Taliban: Peace Deal With US To Be Sealed by End of Feb
ISLAMABAD - The Taliban appeared confident Monday it will sign a peace agreement with the United States by the end of this month in the presence of international guarantors to close the 18-year-old war in Afghanistan.
A senior leader of the insurgent group told a pro-Taliban news agency the two adversaries have mutually decided to hold the signing ceremony in Doha, the capital of Qatar, which hosted the 18-month U.S.-Taliban negotiations.
Abdul Salam Hanafi, a central member of the Taliban negotiating team and its political office in Doha, gave no date, but insurgent sources have previously said the deal would be inked on February 29.
Hanafi said representatives from all neighbors of Afghanistan, the United Nations Security Council, Islamic countries and European Union will be among those invited to witness the ceremony.

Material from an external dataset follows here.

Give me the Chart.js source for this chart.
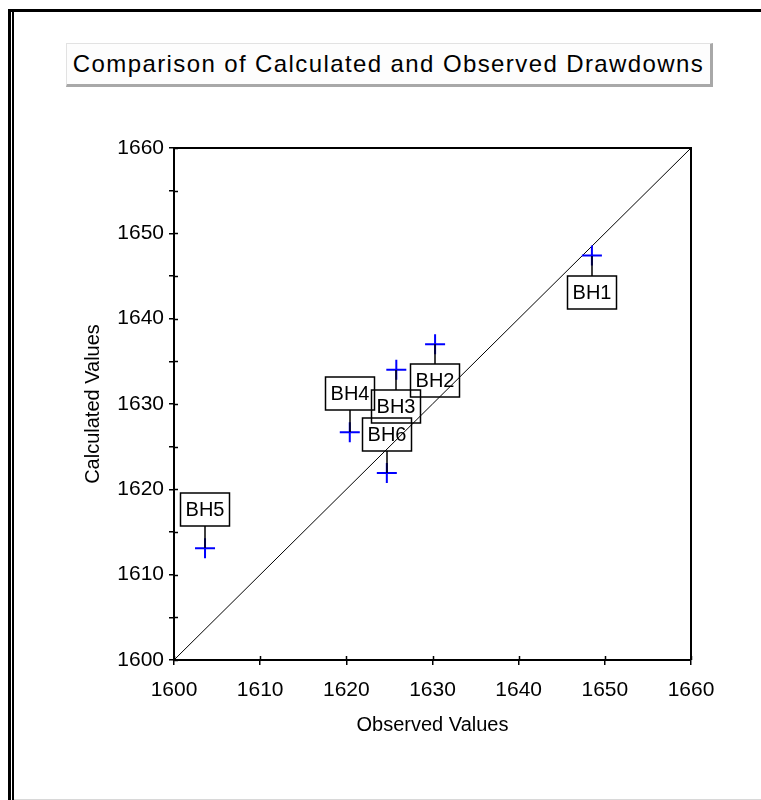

Soon after the agreement is inked, he added, Americans and the Afghan government will set free 5,000 insurgent prisoners, and the Taliban would also release around 1,000 detainees from its custody.
Washington, however, has stressed it would move forward on a peace agreement with the Taliban only if a mutually agreed 7-day reduction in violence truce is successfully implemented in Afghanistan.
U.S. officials say the short-term truce reached last week will come into force “very soon” but they have not mentioned any date, though insurgent sources claim it will take effect on February 22.
Members of a Taliban delegation leaving after peace talks with Afghan senior politicians in Moscow, Russia May 30, 2019.
The understanding commits the warring sides to halt offensive operations for seven days. If both sides keep their commitment, they will return to the table to sign the peace agreement Taliban and U.S. negotiators have finalized in marathon meetings over the past year.
Afghan Chief Executive Abdullah Abdullah also told the Council of Ministers in Kabul Monday that the U.S.-Taliban peace agreement has been “finalized.” He said “the signing of the agreement is based on the reduction in violence over seven days and then it (the peace process) will continue,” apparently referring to the short-term truce.
The agreement provides a timetable for the withdrawal of American and coalition forces from Afghanistan, insurgent counterterrorism guarantees, and a process for political reconciliation between Afghan parties to the conflict.
Hanafi said no date and venue has been set for intra-Afghan negotiations on permanently ending hostilities and power-sharing in post-war Afghanistan. But those negotiations, he insisted, would begin only after the prisoner release process is completed.
U.S. Defense Secretary Mark Esper told a security conference in Germany last week the reduction in violence deal with the Taliban "looks very promising" but it was not without risk.
Esper said the prospective peace agreement could reduce U.S. troop levels to about 8,600 -- from around 13,000 currently in Afghanistan.
The Defense Secretary would not say whether all American forces would eventually pull out of Afghanistan and reiterated U.S. counterterrorism missions would remain in place.
U.S. officials, however, have stressed the troop withdrawal process would be linked to progress achieved in Taliban-Afghan peace negotiations.